Running the facility does not come cheap as she has employed occupational therapists and other experts who support the children and their families.
Currently, out of the about 90 children at both facilities, 50 per cent of them are on either partial or full scholarship as their parents could not afford the full cost.
The facility depends largely on the benevolence of some individuals who have committed to supporting them on monthly basis.
“They need special diets and different treatment which is expensive. We charge parents who can afford the fees but there are many others who can’t even afford transportation cost to the facility. There are many more people we can support but the problem is funding,” she explained.
The facility, she said, could admit more children if they had the necessary financial support. She therefore appealed to individuals and organisations to adopt some of the children.
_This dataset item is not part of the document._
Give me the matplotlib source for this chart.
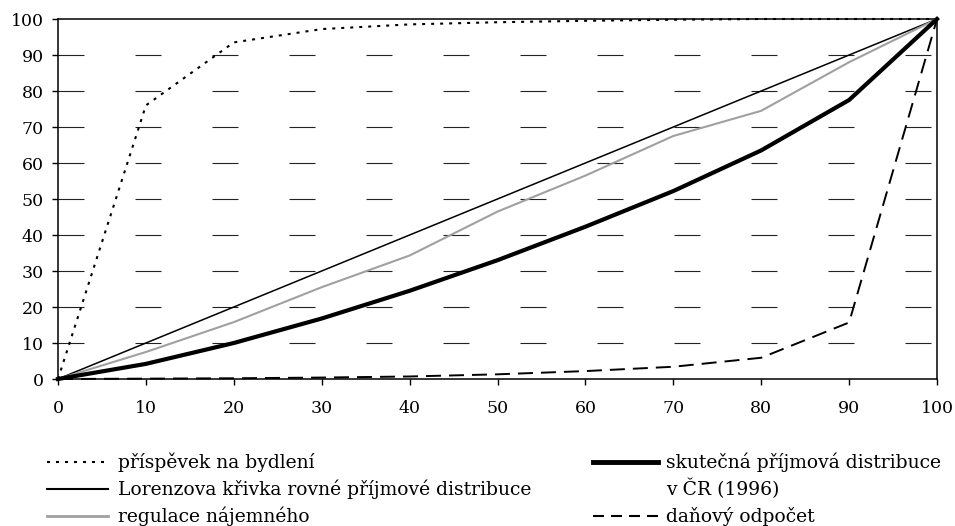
import matplotlib
matplotlib.use("Agg")
import matplotlib.pyplot as plt
from matplotlib.lines import Line2D

plt.rcParams['font.family'] = ['DejaVu Serif']
plt.rcParams['lines.scale_dashes'] = False

x = [0, 10, 20, 30, 40, 50, 60, 70, 80, 90, 100]
prispevek = [0, 76, 93.5, 97.2, 98.5, 99.1, 99.5, 99.8, 100, 100, 100]
lorenz = [0, 10, 20, 30, 40, 50, 60, 70, 80, 90, 100]
regulace = [0, 7.5, 15.8, 25.5, 34.3, 46.5, 56.5, 67.5, 74.5, 88, 100]
skutecna = [0, 4.2, 10, 16.8, 24.5, 33, 42.3, 52.2, 63.5, 77.5, 100]
danovy = [0, 0.1, 0.2, 0.4, 0.7, 1.3, 2.2, 3.4, 5.9, 15.7, 100]

labels = ["příspěvek na bydlení",
          "Lorenzova křivka rovné příjmové distribuce",
          "regulace nájemného",
          "skutečná příjmová distribuce\nv ČR (1996)",
          "daňový odpočet"]

ticks = list(range(0, 101, 10))

px = 72 / 100.0  # points per pixel

fig = plt.figure(figsize=(9.55, 5.26), dpi=100)
ax = fig.add_axes([58 / 955, 1 - 379 / 526, (937 - 58) / 955, (379 - 19) / 526])

# grid
for t in ticks[1:-1]:
    ax.axhline(t, color='#222222', lw=0.8, dashes=(26 * px, 51 * px), zorder=1)

styles = [
    dict(color='black', lw=1.5, dashes=(3 * px, 6 * px)),
    dict(color='black', lw=1.1),
    dict(color='#a0a0a0', lw=1.5),
    dict(color='black', lw=3.0),
    dict(color='black', lw=1.4, dashes=(15 * px, 8 * px)),
]
series = [prispevek, lorenz, regulace, skutecna, danovy]
for s, st in zip(series, styles):
    ax.plot(x, s, zorder=3, clip_on=False, solid_joinstyle='miter', **st)

ax.set_xlim(0, 100)
ax.set_ylim(0, 100)
ax.set_xticks(ticks)
ax.set_yticks(ticks)
ax.tick_params(axis='x', direction='out', length=4.3, width=1, pad=11, labelsize=12.5)
ax.tick_params(axis='y', direction='out', length=4.3, width=1, pad=6, labelsize=12.5)
for sp in ax.spines.values():
    sp.set_linewidth(1.1)

# legend (manual)
leg_fs = 13.5
rows = [1 - 462 / 526, 1 - 489 / 526, 1 - 516 / 526]
hx_left = (47 / 955, 108 / 955)
tx_left = 118 / 955
hx_right = (593 / 955, 658 / 955)
tx_right = 666 / 955

legend_styles = [
    dict(color='black', lw=1.5, dashes=(3 * px, 6 * px)),
    dict(color='black', lw=1.5),
    dict(color='#a0a0a0', lw=2.0),
    dict(color='black', lw=3.5),
    dict(color='black', lw=1.5, dashes=(11 * px, 7 * px)),
]
positions = [(hx_left, tx_left, rows[0]), (hx_left, tx_left, rows[1]), (hx_left, tx_left, rows[2]),
             (hx_right, tx_right, rows[0]), (hx_right, tx_right, rows[2])]
for lab, st, (hx, tx, ry) in zip(labels, legend_styles, positions):
    fig.add_artist(Line2D(list(hx), [ry, ry], transform=fig.transFigure, **st))
    if "\n" in lab:
        first, second = lab.split("\n")
        fig.text(tx, ry, first, fontsize=leg_fs, va='center', ha='left')
        fig.text(tx, rows[1], second, fontsize=leg_fs, va='center', ha='left')
    else:
        fig.text(tx, ry, lab, fontsize=leg_fs, va='center', ha='left')

fig.savefig("out.png", dpi=100)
“Adoption is not necessarily taking them to live with you. You can pay their fees, cost of transportation or support their daily upkeep. Having a child with special needs is overwhelming and financial challenges only worsen the situation. The stories from such parents are disheartening. Some have even been advised to give their children slow poison just to end it all.
Support for Nana Yaa
She said with the improvement in Nana Yaa’s condition, people had seen the difference the right support could make.
“Yaa loves to dress up and corporates very well during photo shoots, she has a beautiful skin and could be used by textile companies or Ghanaian owned cosmetic producers as their models. These commercial endorsements do not only become sources of revenue for her but also encourage other families with children who are different to continue supporting them,”
She expressed gratitude to the people who support her advocacy and the business owners who work with Yaa.